The ayat of this section were largely revealed in the early years after the migration to Madinah, most likely during years 3-5 AH. Much of this section relates directly to the Muslim community’s defeat at the Battle of Uhud, including sections about orphans and the distribution of inheritance which specifically date to that time.
From the Virtues of Surah An Nisa’
Ibn Abbas, may Allah be pleased with him, said: “Ask me about Surah An Nisa’, for I learned the Qur’an when I was still young.” (Al-Hakim 2:301)
“Worship Allah and join none with Him in worship, and do good to parents, kinsfolk, orphans, the poor, the neighbours who is near of kin, the neighbour who is a stranger, the companion by your side, the wayfarer (you meet), and those (slaves) whom your right hand possess. Verily, Allah loves not like such as are proud and boastful.” (Surah An-Nisa’ 4:36)
“O you who believe! Obey Allah and obey the Messenger, and those of you who are in authority. If you differ in anything among yourselves, refer it to Allah and His Messenger, if you believe in Allah and in the Last Day. That is better and more suitable for final determination.” (Surah An-Nisa’ 4:59)
“There is no good in most of their secret talks save (in) him who orders Sadaqah, or goodness, or conciliation between mankind; and he who does this, seeking the good pleasure of Allah, We shall give him a great reward.” (Surah An Nisa’ 4:114)
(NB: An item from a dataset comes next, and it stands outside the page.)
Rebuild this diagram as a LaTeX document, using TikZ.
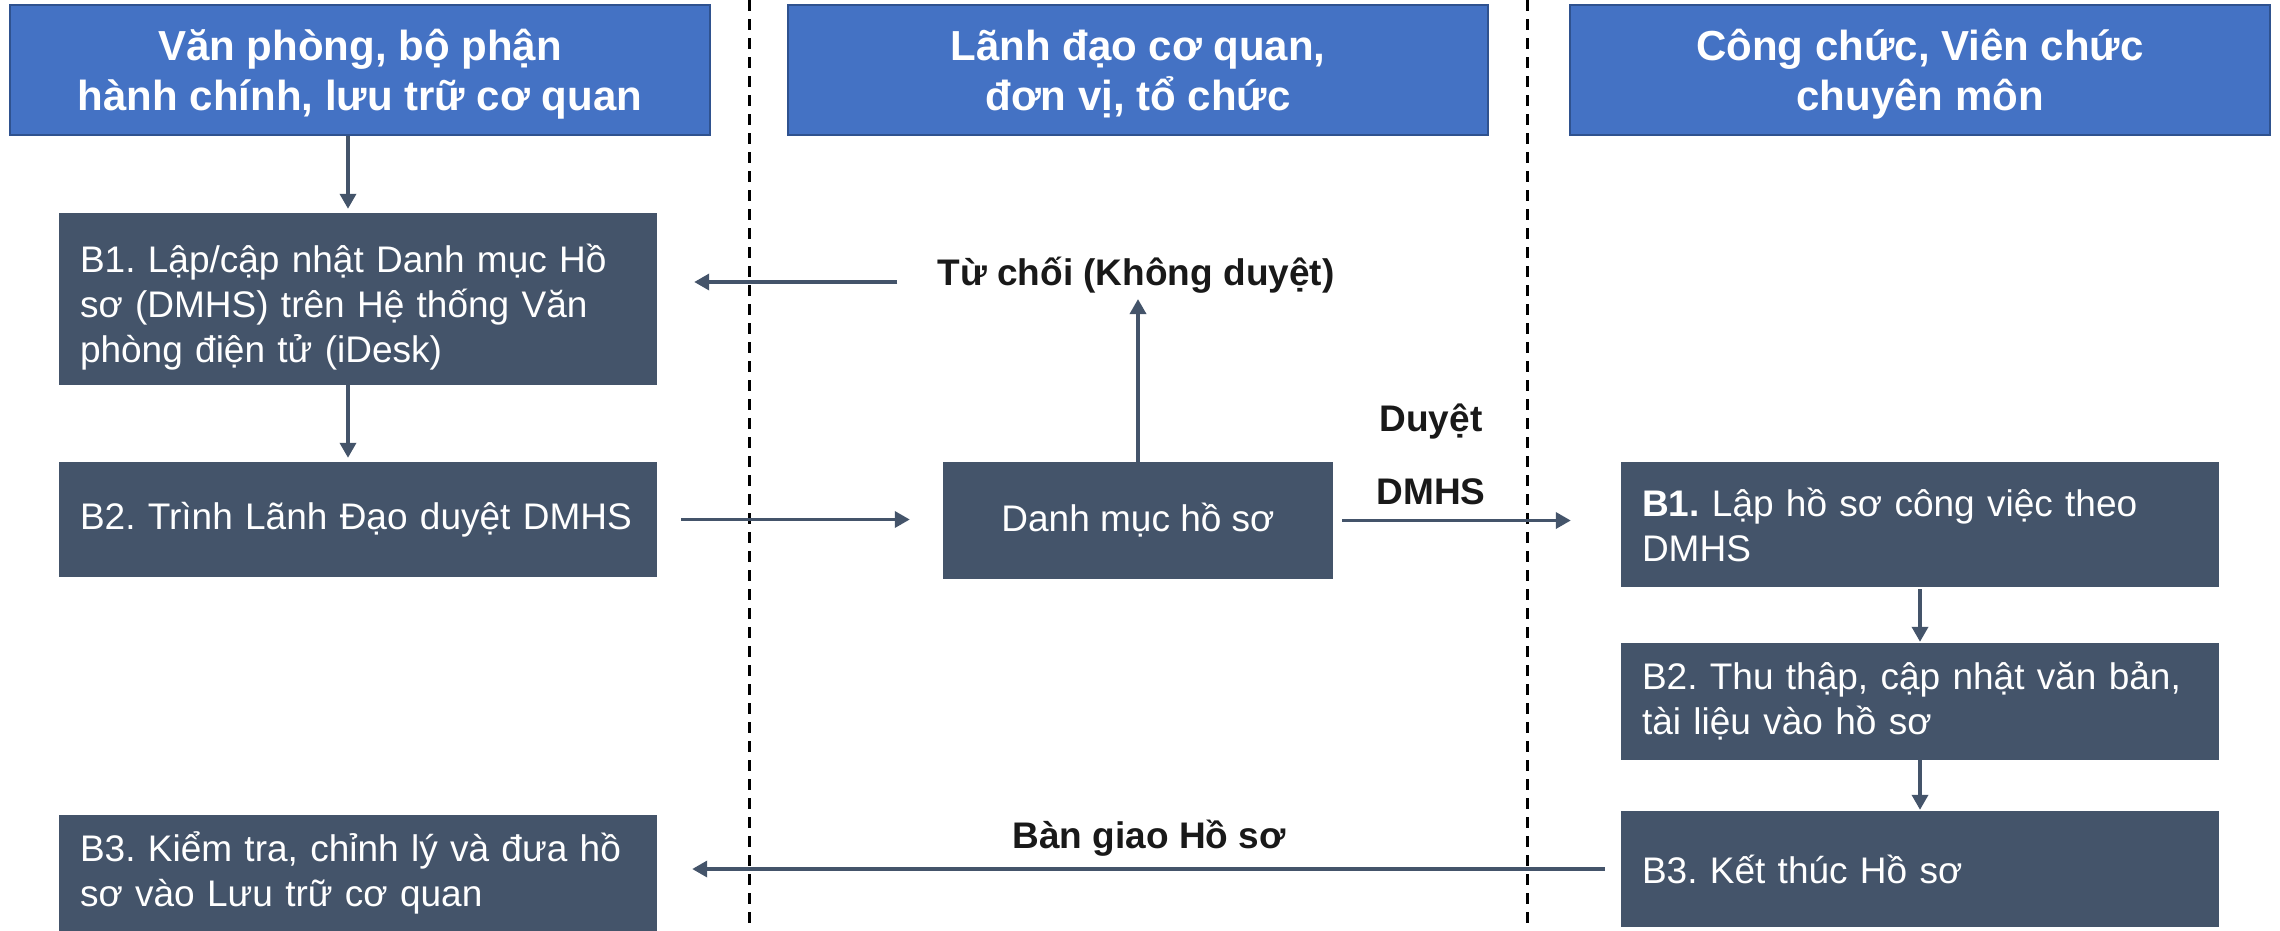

“Oh you who believe! Stand out firmly for justice, as witnesses to Allah, even though it be against yourselves, or your parents, or your kin, be he rich or poor, Allah is a better Protector than both. So follow not the lusts, lest you may avoid justice; and if you Talwu or Tu’ridu (distort your testimony and change it) it, verily Allah is Ever Well-Acquainted with what you do.” (Surah An Nisa’ 4:135).
As its title suggests, Surah An Nisa’ (The Women) deals with many issues regarding women, including family life, marriage, and divorce.
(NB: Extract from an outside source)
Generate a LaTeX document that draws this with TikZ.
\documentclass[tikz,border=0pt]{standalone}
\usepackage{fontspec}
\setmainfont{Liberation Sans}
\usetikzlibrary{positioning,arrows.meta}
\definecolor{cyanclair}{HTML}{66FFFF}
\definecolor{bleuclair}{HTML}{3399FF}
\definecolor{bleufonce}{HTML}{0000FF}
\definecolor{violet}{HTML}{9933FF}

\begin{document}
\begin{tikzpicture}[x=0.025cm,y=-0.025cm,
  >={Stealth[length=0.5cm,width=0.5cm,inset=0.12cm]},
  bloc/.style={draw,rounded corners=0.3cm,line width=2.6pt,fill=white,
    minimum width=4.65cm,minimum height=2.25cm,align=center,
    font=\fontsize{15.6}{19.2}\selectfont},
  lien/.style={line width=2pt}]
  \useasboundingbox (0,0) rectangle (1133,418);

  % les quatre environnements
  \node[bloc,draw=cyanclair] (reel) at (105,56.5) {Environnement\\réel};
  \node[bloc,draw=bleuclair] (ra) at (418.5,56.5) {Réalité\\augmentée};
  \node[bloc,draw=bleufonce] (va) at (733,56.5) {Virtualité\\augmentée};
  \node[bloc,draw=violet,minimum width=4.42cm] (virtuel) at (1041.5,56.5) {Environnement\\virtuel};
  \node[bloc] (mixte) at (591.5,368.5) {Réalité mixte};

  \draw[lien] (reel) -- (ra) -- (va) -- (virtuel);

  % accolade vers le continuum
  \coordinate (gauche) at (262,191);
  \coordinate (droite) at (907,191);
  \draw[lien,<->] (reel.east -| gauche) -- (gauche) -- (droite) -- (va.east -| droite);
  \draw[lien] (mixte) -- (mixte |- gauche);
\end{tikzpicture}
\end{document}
One theme is continued from the previous section: the relationship between Muslims and the ‘People of the Book’, the Christians and Jews. The Qur’an warns Muslims not to follow in the footsteps of those who divided their faith, added things to it, and went astray from the teachings of their Prophets.
Protocols for divorce are explained, including a series of steps which ensure the rights of both husband and wife.
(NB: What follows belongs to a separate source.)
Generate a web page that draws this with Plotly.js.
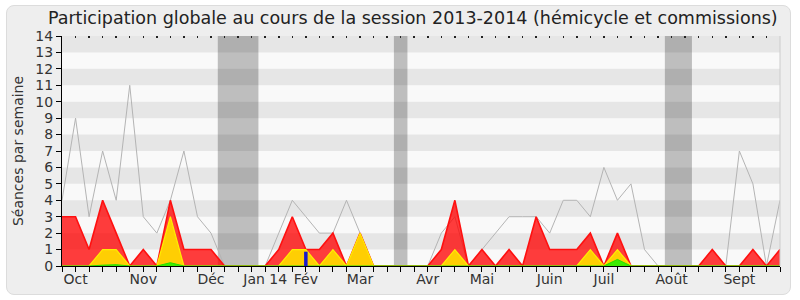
<!DOCTYPE html>
<html>
<head>
<meta charset="utf-8">
<script src="https://cdn.plot.ly/plotly-3.0.1.min.js"></script>
<style>
  html, body { margin: 0; padding: 0; background: #ffffff; }
  #wrap { position: relative; width: 800px; height: 300px; }
  #box { position: absolute; left: 6px; top: 5px; width: 783px; height: 288px;
         background: #eeeeee; border: 1px solid #dcdcdc; border-radius: 8px; }
  #chart { position: absolute; left: 0; top: 0; width: 800px; height: 300px; }
</style>
</head>
<body>
<div id="wrap"><div id="box"></div><div id="chart"></div></div>
<script>
// Weekly index (0 = first week of the session)
const weeks = Array.from({length: 54}, (_, i) => i);

// Total sessions per week (grey line)
const totalSeances = [4,9,3,7,4,11,3,2,4,7,3,2,0,0,0,0,2,4,3,2,2,4,2,0,0,0,0,0,2,3,0,1,2,3,3,3,2,4,4,3,6,4,5,1,0,0,0,0,1,0,7,5,0,4];
// Attendance (red area)
const presences = [3,3,1,4,2,0,1,0,4,1,1,1,0,0,0,0,1,3,1,1,2,0,2,0,0,0,0,0,1,4,0,1,0,1,0,3,1,1,1,2,0,2,0,0,0,0,0,0,1,0,0,1,0,1];
// Interventions (yellow area)
const interventions = [0,0,0,1,1,0,0,0,3,0,0,0,0,0,0,0,0,1,1,0,1,0,2,0,0,0,0,0,0,1,0,0,0,0,0,0,0,0,0,1,0,1,0,0,0,0,0,0,0,0,0,0,0,0];
// Long interventions (green area)
const longues = [0,0,0,0.05,0.08,0,0,0,0.2,0,0,0,0,0,0,0,0,0.03,0.03,0,0,0,0,0,0,0,0,0,0,0,0,0,0,0,0,0,0,0,0,0,0,0.4,0,0,0,0,0,0,0,0,0,0,0,0];
// Oral questions (blue bar)
const questionsX = [18];
const questionsY = [0.87];

// Parliamentary holidays (week index ranges)
const vacStart = [11.5, 24.5, 44.5];
const vacEnd   = [14.5, 25.5, 46.5];

// Month labels
const monthPos = [1, 6, 11, 15, 18, 22, 27, 31, 36, 40, 45, 50];
const monthLabels = ['Oct', 'Nov', 'Déc', 'Jan 14', 'Fév', 'Mar', 'Avr', 'Mai', 'Juin', 'Juil', 'Août', 'Sept'];

const yMax = 14;
const xMax = weeks[weeks.length - 1];

const shapes = [];
for (let i = 0; i < vacStart.length; i++) {
  shapes.push({type: 'rect', layer: 'below', xref: 'x', yref: 'y',
    x0: vacStart[i], x1: vacEnd[i], y0: 0, y1: yMax,
    fillcolor: '#bebebe', line: {width: 0}});
}
for (let k = 1; k < yMax; k += 2) {
  shapes.push({type: 'rect', layer: 'below', xref: 'x', yref: 'y',
    x0: 0, x1: xMax, y0: k, y1: k + 1,
    fillcolor: 'rgba(0,0,0,0.075)', line: {width: 0}});
}
shapes.push({type: 'line', xref: 'paper', yref: 'paper', x0: 1, x1: 1, y0: 0, y1: 1,
  line: {color: '#cccccc', width: 1}});

// blue bar as vertical segments built from the data
const qx = [], qy = [];
questionsX.forEach((xv, i) => { qx.push(xv, xv, null); qy.push(0, questionsY[i], null); });

const traces = [
  {x: weeks, y: totalSeances, type: 'scatter', mode: 'lines',
   line: {color: '#b4b4b4', width: 1}},
  {x: weeks, y: presences, type: 'scatter', mode: 'lines', fill: 'tozeroy',
   fillcolor: 'rgba(255,0,0,0.76)', line: {color: '#ff1010', width: 1.6}},
  {x: weeks, y: interventions, type: 'scatter', mode: 'lines', fill: 'tozeroy',
   fillcolor: 'rgba(255,214,0,0.95)', line: {color: '#ffee00', width: 1.2}},
  {x: weeks, y: longues, type: 'scatter', mode: 'lines', fill: 'tozeroy',
   fillcolor: 'rgba(40,240,0,0.9)', line: {color: '#22dd00', width: 1}},
  {x: qx, y: qy, type: 'scatter', mode: 'lines', connectgaps: false,
   line: {color: '#1a1acc', width: 3.5}},
  {x: [], y: [], xaxis: 'x2', type: 'scatter', mode: 'lines'}
];

const tickFont = {family: 'DejaVu Sans', size: 14, color: '#333333'};

const layout = {
  width: 800, height: 300,
  margin: {l: 62, r: 20, t: 36, b: 34, pad: 0},
  paper_bgcolor: 'rgba(0,0,0,0)',
  plot_bgcolor: '#f9f9f9',
  showlegend: false,
  hovermode: false,
  title: {text: 'Participation globale au cours de la session 2013-2014 (hémicycle et commissions)',
          font: {family: 'DejaVu Sans', size: 17.5, color: '#222222'},
          xref: 'container', x: 0.516, xanchor: 'center',
          yref: 'container', y: 0.94, yanchor: 'middle'},
  xaxis: {range: [0, xMax], tickmode: 'array', tickvals: monthPos, ticktext: monthLabels,
          ticks: '', showgrid: false, zeroline: false,
          showline: true, linecolor: '#000000', linewidth: 1,
          tickfont: tickFont,
          minor: {ticks: 'outside', tick0: 0, dtick: 1, ticklen: 5, tickcolor: '#000000', tickwidth: 1, showgrid: false}},
  xaxis2: {overlaying: 'x', side: 'top', range: [0, xMax], tick0: 0, dtick: 1,
           ticks: 'inside', ticklen: 2, tickwidth: 1.5, tickcolor: '#222222',
           showticklabels: false, showgrid: false, zeroline: false, showline: false},
  yaxis: {range: [0, yMax], dtick: 1, tick0: 0, ticks: 'outside', ticklen: 5,
          tickcolor: '#000000', showgrid: false, zeroline: false,
          showline: true, linecolor: '#000000', linewidth: 1,
          tickfont: tickFont,
          title: {text: 'Séances par semaine', font: {family: 'DejaVu Sans', size: 14, color: '#333333'}, standoff: 8}},
  shapes: shapes
};

Plotly.newPlot('chart', traces, layout, {displayModeBar: false, staticPlot: true});
</script>
</body>
</html>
A major theme of this section is the unity of the Muslim community. Allah encourages the believers to engage in commerce with each other and warns us not to covet things that belong to another person (4:32). Muslims are also warned against hypocrites, who pretend to be among those who have faith, but secretly plot against them. At the time of this revelation, there was a group of hypocrites who plotted to destroy the Muslim community from within. The Qur’an instructs believers to attempt to reconcile with them, and to honor treaties made with them, but to fight them vigorously if they betray and fight against the Muslims (4:89-90).
Above all, Muslims are called upon to be fair and to stand up for justice.